Cette nouvelle saison marquera-t-elle aussi le retour de Moriarty, Némésis de Sherlock ? Fidèle à son double, celui de la série gagne en intensité grâce à l’interprétation inspirée d’un Andrew Scott mordant et sarcastique, qui illustre parfaitement le mélange de folie et de génie du personnage. A la fois drôle et terrifiant, il apparaît comme le double du héros et le jeu de miroir est accentué dans les scènes de confrontation particulièrement réussies, grâce aux dialogues ciselées, le recours aux séquences oniriques et le jeu des symboles.
Terminons enfin par Mycroft Holmes, le frère de Sherlock, incarné par Mark Gatiss lui-même. Doyle reste évasif sur un personnage peu présent dans les textes, décrit comme un homme corpulent et imbu de lui-même.

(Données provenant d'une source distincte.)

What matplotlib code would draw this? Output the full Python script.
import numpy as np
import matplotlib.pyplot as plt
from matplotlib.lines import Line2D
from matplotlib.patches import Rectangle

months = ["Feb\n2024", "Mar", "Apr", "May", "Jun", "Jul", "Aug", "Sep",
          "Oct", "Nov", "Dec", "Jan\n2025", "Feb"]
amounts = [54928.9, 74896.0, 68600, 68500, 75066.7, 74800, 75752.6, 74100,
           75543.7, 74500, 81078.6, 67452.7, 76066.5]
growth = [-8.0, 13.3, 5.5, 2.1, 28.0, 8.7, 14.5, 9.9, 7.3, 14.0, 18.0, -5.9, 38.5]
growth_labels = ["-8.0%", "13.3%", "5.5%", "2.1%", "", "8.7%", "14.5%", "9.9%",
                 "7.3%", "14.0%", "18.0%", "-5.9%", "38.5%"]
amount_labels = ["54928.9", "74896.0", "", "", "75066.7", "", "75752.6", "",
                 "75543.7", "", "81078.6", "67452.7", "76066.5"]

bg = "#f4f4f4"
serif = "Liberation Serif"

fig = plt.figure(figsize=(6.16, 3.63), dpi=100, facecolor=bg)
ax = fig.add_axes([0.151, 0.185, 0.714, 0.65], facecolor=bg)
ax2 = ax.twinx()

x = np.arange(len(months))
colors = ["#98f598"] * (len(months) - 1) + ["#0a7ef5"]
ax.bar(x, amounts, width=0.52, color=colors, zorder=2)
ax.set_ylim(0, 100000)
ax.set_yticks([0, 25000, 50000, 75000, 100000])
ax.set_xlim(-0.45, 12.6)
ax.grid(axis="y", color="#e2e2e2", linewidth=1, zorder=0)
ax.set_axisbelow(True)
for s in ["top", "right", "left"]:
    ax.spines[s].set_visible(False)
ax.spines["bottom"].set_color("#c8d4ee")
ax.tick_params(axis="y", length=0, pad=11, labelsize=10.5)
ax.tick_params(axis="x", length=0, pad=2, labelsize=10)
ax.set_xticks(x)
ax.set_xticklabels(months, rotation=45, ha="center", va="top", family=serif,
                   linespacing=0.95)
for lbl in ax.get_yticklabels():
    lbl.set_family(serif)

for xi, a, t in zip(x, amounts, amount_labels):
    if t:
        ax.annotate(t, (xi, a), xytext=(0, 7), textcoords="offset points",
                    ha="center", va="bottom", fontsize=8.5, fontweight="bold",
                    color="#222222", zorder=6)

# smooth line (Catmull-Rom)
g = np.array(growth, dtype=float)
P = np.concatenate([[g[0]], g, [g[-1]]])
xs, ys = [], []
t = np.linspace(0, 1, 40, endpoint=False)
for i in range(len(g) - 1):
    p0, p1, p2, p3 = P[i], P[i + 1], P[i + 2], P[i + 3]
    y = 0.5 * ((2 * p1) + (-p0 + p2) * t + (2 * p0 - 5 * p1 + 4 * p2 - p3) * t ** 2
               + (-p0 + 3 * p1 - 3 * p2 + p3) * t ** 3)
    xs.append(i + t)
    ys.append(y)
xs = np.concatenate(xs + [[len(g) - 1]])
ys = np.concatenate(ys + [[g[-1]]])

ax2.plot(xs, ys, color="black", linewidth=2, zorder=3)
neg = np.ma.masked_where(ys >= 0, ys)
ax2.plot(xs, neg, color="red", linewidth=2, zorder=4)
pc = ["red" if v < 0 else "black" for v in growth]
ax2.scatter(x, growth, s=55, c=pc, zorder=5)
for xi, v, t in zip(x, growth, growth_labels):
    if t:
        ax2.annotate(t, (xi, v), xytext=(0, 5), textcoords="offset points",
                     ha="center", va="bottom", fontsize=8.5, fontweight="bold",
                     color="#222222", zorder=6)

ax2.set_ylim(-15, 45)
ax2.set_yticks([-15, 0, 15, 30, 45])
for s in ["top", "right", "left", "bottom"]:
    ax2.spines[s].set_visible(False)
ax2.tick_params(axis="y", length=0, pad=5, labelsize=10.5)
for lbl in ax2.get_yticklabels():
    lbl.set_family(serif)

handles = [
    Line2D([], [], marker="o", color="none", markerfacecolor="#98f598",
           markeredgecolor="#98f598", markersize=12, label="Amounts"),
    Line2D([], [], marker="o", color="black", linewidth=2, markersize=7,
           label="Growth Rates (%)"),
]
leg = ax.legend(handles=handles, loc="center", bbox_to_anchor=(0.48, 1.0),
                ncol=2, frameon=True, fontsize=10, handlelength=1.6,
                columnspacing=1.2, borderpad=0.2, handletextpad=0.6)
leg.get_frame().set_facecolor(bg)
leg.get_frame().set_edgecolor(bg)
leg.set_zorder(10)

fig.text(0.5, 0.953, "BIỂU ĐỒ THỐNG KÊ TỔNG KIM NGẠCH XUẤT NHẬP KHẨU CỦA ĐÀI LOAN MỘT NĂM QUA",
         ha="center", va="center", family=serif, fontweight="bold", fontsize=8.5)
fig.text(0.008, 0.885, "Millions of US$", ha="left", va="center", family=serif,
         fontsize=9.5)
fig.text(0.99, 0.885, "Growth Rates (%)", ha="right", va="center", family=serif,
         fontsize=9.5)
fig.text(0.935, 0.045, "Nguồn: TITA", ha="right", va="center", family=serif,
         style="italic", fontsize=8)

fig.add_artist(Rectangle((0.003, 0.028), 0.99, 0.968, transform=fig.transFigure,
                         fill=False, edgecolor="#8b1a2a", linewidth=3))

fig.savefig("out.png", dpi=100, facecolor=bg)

On sait qu’il occupe un poste gouvernemental important mais mystérieux, et qu’il est encore plus intelligent que son frère (si, si : c’est possible !) Plus svelte (excepté dans The Abominable Bride, où il apparaît obèse…), le Mycroft de la série reprend les mêmes caractéristiques, et la rivalité des deux frères ainsi que la manière dont ils tentent de se manipuler l’un l’autre en fait un rouage essentiel. Son développement permet en outre d’aborder tout un pan de la personnalité de Sherlock, absent des romans…

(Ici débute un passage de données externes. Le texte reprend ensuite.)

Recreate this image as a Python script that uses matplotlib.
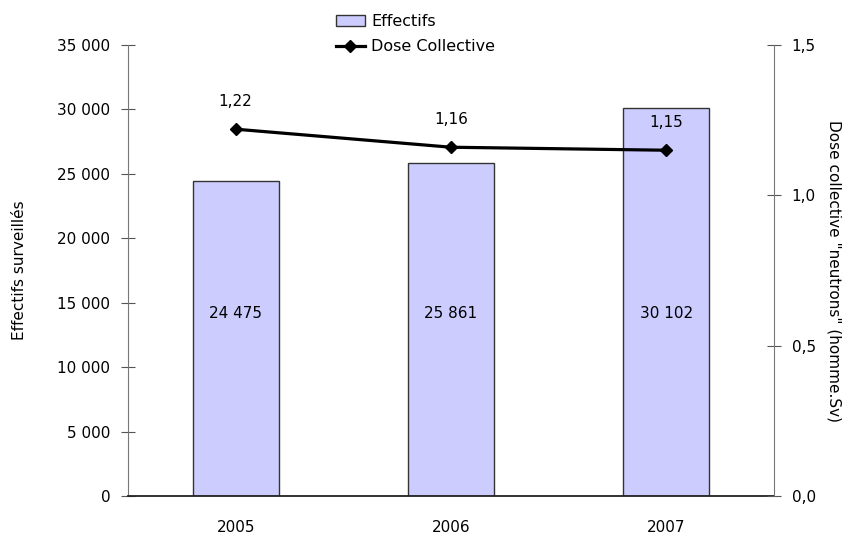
import matplotlib
matplotlib.use("Agg")
import matplotlib.pyplot as plt
from matplotlib.lines import Line2D
from matplotlib.patches import Patch
import numpy as np

plt.rcParams['font.family'] = 'DejaVu Sans'
plt.rcParams['font.size'] = 11

annees = ['2005', '2006', '2007']
effectifs = [24475, 25861, 30102]
dose = [1.22, 1.16, 1.15]


def fr_int(v):
    return '{:,}'.format(int(v)).replace(',', ' ')


def fr_dec(v, nd):
    return '{:.{}f}'.format(v, nd).replace('.', ',')


fig = plt.figure(figsize=(8.58, 5.33), dpi=100)
ax = fig.add_axes([128/858, 1 - 496/533, 646/858, 451/533])
x = np.arange(len(annees))

# barres des effectifs, valeur écrite dans la barre
ax.bar(x, effectifs, width=0.4, color='#CCCCFF', edgecolor='#333333', linewidth=1, zorder=2)
for xi, v in zip(x, effectifs):
    ax.text(xi, 14150, fr_int(v), ha='center', va='center', fontsize=11, zorder=3)

ax.set_xlim(-0.5, 2.5)
ax.set_ylim(0, 35000)
yt = np.arange(0, 35001, 5000)
ax.set_yticks(yt)
ax.set_yticklabels([fr_int(t) for t in yt])
ax.set_xticks(x)
ax.set_xticklabels(annees)
ax.tick_params(axis='x', length=0, pad=17)
ax.tick_params(axis='y', direction='inout', length=9.5, color='#555555', pad=8)
ax.set_ylabel('Effectifs surveillés', labelpad=22)
for s in ['top', 'right']:
    ax.spines[s].set_visible(False)
ax.spines['left'].set_color('#777777')
ax.spines['bottom'].set_color('#222222')
ax.spines['bottom'].set_linewidth(1.3)

# dose collective sur l'axe de droite
ax2 = ax.twinx()
ax2.plot(x, dose, color='black', linewidth=2.3, marker='D', markersize=6.5, zorder=4)
for xi, v in zip(x, dose):
    ax2.annotate(fr_dec(v, 2), (xi, v), xytext=(0, 20), textcoords='offset points',
                 ha='center', va='center', fontsize=11)
ax2.set_ylim(0, 1.5)
dt = [0, 0.5, 1.0, 1.5]
ax2.set_yticks(dt)
ax2.set_yticklabels([fr_dec(t, 1) for t in dt])
ax2.tick_params(axis='y', direction='inout', length=9.5, color='#555555', pad=8)
ax2.set_ylabel('Dose collective "neutrons" (homme.Sv)', rotation=-90, va='bottom', labelpad=8)
for s in ['top', 'left', 'bottom']:
    ax2.spines[s].set_visible(False)
ax2.spines['right'].set_color('#777777')

handles = [Patch(facecolor='#CCCCFF', edgecolor='#333333', linewidth=1),
           Line2D([0], [0], color='black', linewidth=2.3, marker='D', markersize=6)]
fig.legend(handles, ['Effectifs', 'Dose Collective'], loc='upper left',
           bbox_to_anchor=(336/858, 1 - 14/533), frameon=False, borderpad=0,
           handlelength=1.8, handletextpad=0.4, labelspacing=0.65, borderaxespad=0,
           fontsize=11.5)

fig.savefig('out.png', dpi=100)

Enième adaptation des aventures du célèbre détective, Sherlock se démarque des autres fictions qu’il a inspirées. Reprenant tous les éléments caractéristiques de l’univers propre au personnage créé par Conan Doyle, du cadre géographique aux intrigues passant par l’iconographie (par exemple la fameuse casquette, plaisanterie récurrente et que le héros finit par arborer avec réticence…), Sherlock modernise l’ensemble : vissé à son smartphone, notre héros appartient indiscutablement à notre époque, tout en conservant les spécificités de son modèle victorien. Il en va de même pour ses acolytes et ses adversaires : entouré de personnages actualisés, ce Sherlock contemporain est loin d’être une trahison. Il en est même probablement sa réincarnation la plus fidèle.